Да и вообще, мог ли Бэкон, делавший себе административную карьеру и пользовавшийся неизменным покровительством королевы и ее первого министра, своего дяди по матери, Уильяма Сесиля, мог ли он, не проявлявший ни малейшего революционного темперамейта, бросать оскорбительные вызовы беспощадной королеве и, связывая свою судьбу с безумно-смелыми планами Эссекса, ставить на карту не только свою карьеру, но и свою жизнь?

Бэконианцы говорят: да. История отвечает: нет.

Бэкон пользовался поддержкой Эссекса, когда тот был фаворитом королевы, и не имел ничего против, чтобы его покровитель снова возвысился при дворе Для этого он даже советовал ему в письме предпринять усмирение Ирландии, чего так хотелось Елисавете. И все-таки в 1599 г. он по поручению королевы выступает общественным обвинителем против Джона Хейуорда, совершившего дерзкое преступление: посвятившего свою книгу «История Генриха IV» Эссексу.

По возвращении из Ирландии Эссекс попадает в тюрьму и под суд по обвинению в государственной измене, и роль общественного обвинителя в процессе 5 июня 1600 года возлагается королевой на Бэкона. Это — после «Юлия Цезаря» и «Ричарда II»!

Это выступление поставило Бэкона в определенное положение по отношению к партии Эссекса и вызвало в этой последней сильную ненависть к канцлеру. Как же накануне восстания Эссекса в 1601 г. заговорщики, шедшие на эшафот, могли ставить опять «Ричарда II»? Как они могли получить от него выпущенную в издании 1598 г. сцену низложения? Как мог Бэкон допустить, чтобы его таким образом, против его воли, вовлекали в страшную опасность?

Если бы Бэкон был автором «Ричарда II», как мог он выступать на процессе против заговорщиков, бросать обвинения своему бывшему покровителю и называть «Ричарда II» «пьесой, призывающей к низвержению королевы»?

И, приняв участие в предании Эссекса в руки палача, он в 1623 г. посвятил бы «собрание сочинений Шекспира» братьям Гербертам: Пемброку и Монтгомери, близким родственникам Эссекса к двоюродным братьям его сподвижника Ретлэнда, также едва не погибшего на эшафоте?
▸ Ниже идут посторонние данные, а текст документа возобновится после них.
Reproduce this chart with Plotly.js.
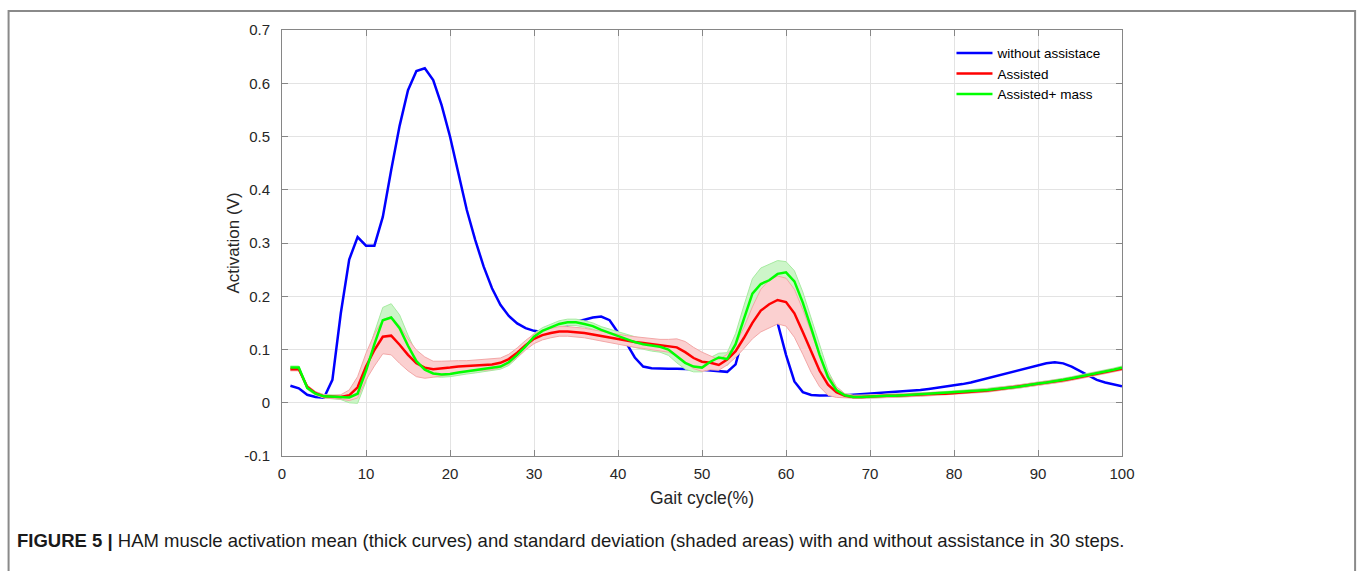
<!DOCTYPE html>
<html>
<head>
<meta charset="utf-8">
<script src="https://cdn.plot.ly/plotly-3.0.1.min.js"></script>
<style>
html,body{margin:0;padding:0;background:#fff;}
#chart{width:1360px;height:571px;}
</style>
</head>
<body>
<div id="chart"></div>
<script>
// Gait cycle samples (%)
const gait = [1,2,3,4,5,6,7,8,9,10,11,12,13,14,15,16,17,18,19,20,21,22,23,24,25,26,27,28,29,30,31,32,33,34,35,36,37,38,39,40,41,42,43,44,45,46,47,48,49,50,51,52,53,54,55,56,57,58,59,60,61,62,63,64,65,66,67,68,69,70,71,72,73,74,75,76,77,78,79,80,81,82,83,84,85,86,87,88,89,90,91,92,93,94,95,96,97,98,99,100];

// Mean activation (V) without assistance
const withoutAssist = [0.032,0.027,0.015,0.011,0.0095,0.043,0.168,0.269,0.311,0.295,0.295,0.349,0.437,0.520,0.587,0.623,0.628,0.606,0.559,0.500,0.431,0.362,0.306,0.256,0.215,0.184,0.163,0.149,0.140,0.135,0.133,0.134,0.138,0.145,0.152,0.156,0.160,0.162,0.155,0.132,0.112,0.085,0.068,0.065,0.064,0.064,0.064,0.064,0.063,0.062,0.061,0.060,0.058,0.072,0.130,0.200,0.245,0.200,0.150,0.090,0.040,0.020,0.0145,0.0135,0.0135,0.0135,0.014,0.015,0.016,0.017,0.018,0.019,0.020,0.021,0.023,0.024,0.026,0.028,0.030,0.033,0.035,0.038,0.042,0.046,0.050,0.054,0.058,0.063,0.067,0.071,0.074,0.076,0.074,0.068,0.060,0.051,0.043,0.038,0.034,0.031];

// Mean activation (V) assisted
const assisted = [0.063,0.063,0.030,0.018,0.012,0.011,0.011,0.014,0.029,0.068,0.099,0.124,0.126,0.109,0.090,0.074,0.066,0.063,0.064,0.066,0.068,0.069,0.070,0.071,0.072,0.075,0.082,0.094,0.108,0.120,0.127,0.131,0.134,0.134,0.133,0.131,0.128,0.125,0.122,0.119,0.116,0.114,0.112,0.110,0.108,0.107,0.104,0.095,0.084,0.077,0.075,0.071,0.081,0.097,0.122,0.150,0.173,0.185,0.193,0.189,0.168,0.133,0.095,0.060,0.034,0.020,0.013,0.011,0.011,0.012,0.012,0.013,0.013,0.014,0.014,0.015,0.016,0.017,0.017,0.018,0.019,0.020,0.022,0.023,0.025,0.027,0.029,0.031,0.033,0.035,0.037,0.039,0.042,0.045,0.048,0.051,0.054,0.057,0.061,0.064];

// Standard deviation (V) assisted
const assistedSD = [0.003,0.003,0.003,0.003,0.003,0.003,0.004,0.010,0.020,0.025,0.030,0.032,0.036,0.035,0.030,0.025,0.020,0.015,0.014,0.013,0.011,0.010,0.010,0.010,0.010,0.009,0.009,0.009,0.009,0.009,0.009,0.009,0.009,0.009,0.009,0.009,0.009,0.009,0.009,0.009,0.010,0.010,0.010,0.010,0.011,0.012,0.016,0.020,0.020,0.018,0.013,0.010,0.010,0.012,0.020,0.030,0.040,0.045,0.045,0.045,0.045,0.042,0.038,0.030,0.020,0.010,0.004,0.003,0.003,0.003,0.003,0.003,0.003,0.003,0.003,0.003,0.003,0.003,0.003,0.003,0.003,0.003,0.003,0.003,0.003,0.003,0.003,0.003,0.003,0.003,0.003,0.003,0.003,0.003,0.003,0.003,0.003,0.003,0.003,0.003];

// Mean activation (V) assisted + mass
const assistedMass = [0.066,0.066,0.028,0.017,0.012,0.011,0.010,0.010,0.017,0.060,0.110,0.155,0.160,0.140,0.107,0.078,0.062,0.055,0.053,0.054,0.057,0.059,0.061,0.063,0.065,0.068,0.076,0.090,0.106,0.124,0.135,0.142,0.148,0.151,0.151,0.148,0.144,0.137,0.131,0.125,0.119,0.114,0.110,0.107,0.105,0.100,0.088,0.075,0.068,0.066,0.077,0.085,0.082,0.110,0.158,0.205,0.223,0.230,0.242,0.245,0.228,0.188,0.140,0.090,0.048,0.024,0.014,0.011,0.011,0.012,0.012,0.013,0.013,0.014,0.015,0.015,0.016,0.017,0.018,0.019,0.020,0.021,0.022,0.024,0.026,0.027,0.029,0.031,0.034,0.036,0.038,0.040,0.043,0.046,0.049,0.052,0.055,0.059,0.062,0.066];

// Standard deviation (V) assisted + mass
const assistedMassSD = [0.003,0.003,0.003,0.003,0.003,0.003,0.004,0.010,0.018,0.020,0.022,0.024,0.026,0.025,0.020,0.015,0.010,0.006,0.005,0.005,0.005,0.005,0.005,0.005,0.005,0.005,0.006,0.006,0.006,0.006,0.006,0.006,0.006,0.006,0.006,0.006,0.006,0.006,0.007,0.008,0.010,0.010,0.010,0.010,0.010,0.011,0.013,0.012,0.010,0.008,0.008,0.008,0.012,0.020,0.025,0.028,0.030,0.030,0.025,0.020,0.020,0.020,0.020,0.018,0.012,0.006,0.003,0.003,0.003,0.003,0.003,0.003,0.003,0.003,0.003,0.003,0.003,0.003,0.003,0.003,0.003,0.003,0.003,0.003,0.003,0.003,0.003,0.003,0.003,0.003,0.003,0.003,0.003,0.003,0.003,0.003,0.003,0.003,0.003,0.003];

const seriesNames = ["without assistace", "Assisted", "Assisted+ mass"];
const xTickVals = [0,10,20,30,40,50,60,70,80,90,100];
const yTickVals = [-0.1,0,0.1,0.2,0.3,0.4,0.5,0.6,0.7];
const yTickText = ["-0.1","0","0.1","0.2","0.3","0.4","0.5","0.6","0.7"];

const lo = (m, s) => m.map((v, i) => v - s[i]);
const hi = (m, s) => m.map((v, i) => v + s[i]);

const traces = [
  {x: gait, y: withoutAssist, mode: 'lines', name: seriesNames[0], line: {color: '#0000ff', width: 2.5}, legendrank: 1},
  {x: gait, y: lo(assistedMass, assistedMassSD), mode: 'lines', line: {color: '#a6eba0', width: 1}, showlegend: false, hoverinfo: 'skip'},
  {x: gait, y: hi(assistedMass, assistedMassSD), mode: 'lines', fill: 'tonexty', fillcolor: '#cdf5c9', line: {color: '#a6eba0', width: 1}, showlegend: false, hoverinfo: 'skip'},
  {x: gait, y: lo(assisted, assistedSD), mode: 'lines', line: {color: '#f3a7a7', width: 1}, showlegend: false, hoverinfo: 'skip'},
  {x: gait, y: hi(assisted, assistedSD), mode: 'lines', fill: 'tonexty', fillcolor: '#fbd0d0', line: {color: '#f3a7a7', width: 1}, showlegend: false, hoverinfo: 'skip'},
  {x: gait, y: assisted, mode: 'lines', name: seriesNames[1], line: {color: '#ff0000', width: 2.5}, legendrank: 2},
  {x: gait, y: assistedMass, mode: 'lines', name: seriesNames[2], line: {color: '#00ff00', width: 2.5}, legendrank: 3}
];

const FONT = 'Liberation Sans, Arial, sans-serif';
const axisCommon = {
  showline: true, linecolor: '#868686', linewidth: 1, mirror: 'allticks',
  ticks: 'inside', ticklen: 6, tickcolor: '#868686',
  showgrid: true, gridcolor: '#e3e3e3', gridwidth: 1, zeroline: false,
  tickfont: {family: FONT, size: 15, color: '#262626'}
};

const layout = {
  width: 1360, height: 571,
  margin: {l: 282, r: 237.5, t: 30, b: 115, pad: 0},
  paper_bgcolor: '#ffffff', plot_bgcolor: '#ffffff',
  showlegend: true,
  legend: {x: 0.797, y: 0.982, xanchor: 'left', yanchor: 'top', bgcolor: 'rgba(255,255,255,0)',
    borderwidth: 0, font: {family: FONT, size: 13.5, color: '#000'},
    itemwidth: 36, tracegroupgap: 0, traceorder: 'normal'},
  xaxis: Object.assign({}, axisCommon, {range: [0, 100], tickvals: xTickVals, ticklabelstandoff: 4,
    title: {text: 'Gait cycle(%)', standoff: 10, font: {family: FONT, size: 17.5, color: '#262626'}}}),
  yaxis: Object.assign({}, axisCommon, {range: [-0.1, 0.7], tickvals: yTickVals, ticktext: yTickText, ticklabelstandoff: 8,
    title: {text: 'Activation (V)', standoff: 0, font: {family: FONT, size: 17, color: '#262626'}}}),
  shapes: [
    {type: 'rect', xref: 'paper', yref: 'paper', x0: -0.3255, x1: 1.2775, y0: -0.29, y1: 1.0446,
     line: {color: '#8a8a8a', width: 2}, fillcolor: 'rgba(0,0,0,0)', layer: 'below'}
  ],
  annotations: [
    {xref: 'paper', yref: 'paper', x: -0.3178, y: -0.1995, xanchor: 'left', yanchor: 'middle', showarrow: false,
     text: '<b>FIGURE 5 |</b> HAM muscle activation mean (thick curves) and standard deviation (shaded areas) with and without assistance in 30 steps.',
     font: {family: FONT, size: 18.5, color: '#1a1a1a'}}
  ]
};

Plotly.newPlot('chart', traces, layout, {displayModeBar: false, staticPlot: true});
</script>
</body>
</html>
И те приняли бы от него это посвящение?

Отношение Бэкона к произведениям Шекспира было отношением прокурора к вещественным доказательствам преступления, его отношение к самому Шекспиру — отношением прокурора к преступнику, оставшемуся необнаруженным.

Этим так просто объясняется обрадовавшая бэконианцев находка в 1867 г. бумаг Бэкона с написанными его рукою заглавиями шекспировских пьес: «Ричарда II» и «Ричарда III», имени Уильяма Шекспира, нескольких стихов из «Похищения Лукреции» и курьезным «латинским» словом из «Напрасных усилий любви» honorificabilitudino. Бэкон интересовался сочинениями Шекспира. И не одного только Шекспира: в тех же бумагах им записано заглавие бесследно пропавшей сатирической комедии «Собачий остров» Томаса Наха, другого единомышленника Эссекса.

После этого мы можем не спрашивать, почему Бэкон кончил свою жизнь в нужде и опале, когда преемник Елисаветы должен был естественно чувствовать благодарность к подготовлявшему ее падение Шекспиру (и эту благодарность он хотел доказать на деле), когда фолиант 1623 г. поднял на новую высоту имя поэта и сделался настольной книгой нового короля.

Нет, ученый и философ Фрэнсис Бэкон, барон Веруламский и граф Сэн-Албанский, великий лорд-канцлер Англии, не был Шекспиром.

Но кто же в таком случае был Шекспир?

Этот вопрос, как мы видели, еще до Делии Бэкон был поставлен консулом Хартом в 1848 г. и через четыре года после него неизвестным автором статьи: «Кто написал Шекспира?» в «Чемберсской газете». Попытки бэконианцев ответить на него привели только к тому, что ясно доказали всю законность его постановки.

И многие исследователи пытались ответить на него, строили догадки и производили интереснейшие исследования, чтобы найти настоящего Шекспира.

Даже теперь, когда имя Шекспира уже известно, многие еще по инерции продолжают эти поиски уже открытой Америки.

Много выдвигалось и выдвигается кандидатов в Шекспиры, которым, обычно, недостает только доказательств, что они действительно были им.

Но этим добросовестным, хотя и увлекающимся исследователям, а среди них в первую очередь Делии Бэкон и ее последователям, принадлежит великая заслуга раскрытия многих, неизвестных дотоле подробностей в истории Шекспира и облегчения, таким образом, возможности найти его.

Без них вряд ли случайная, не имеющая, казалось бы, никакого историко-литературного значения находка могла бы привести к величайшему в истории, литературы открытию — к разоблачению глубочайшей трехвековой тайны, к воскрешению перед нами прекрасного героического образа того, кто более трехсот лет светит человечеству своими творениями и кто до сих пор был своим единственным анонимным биографом.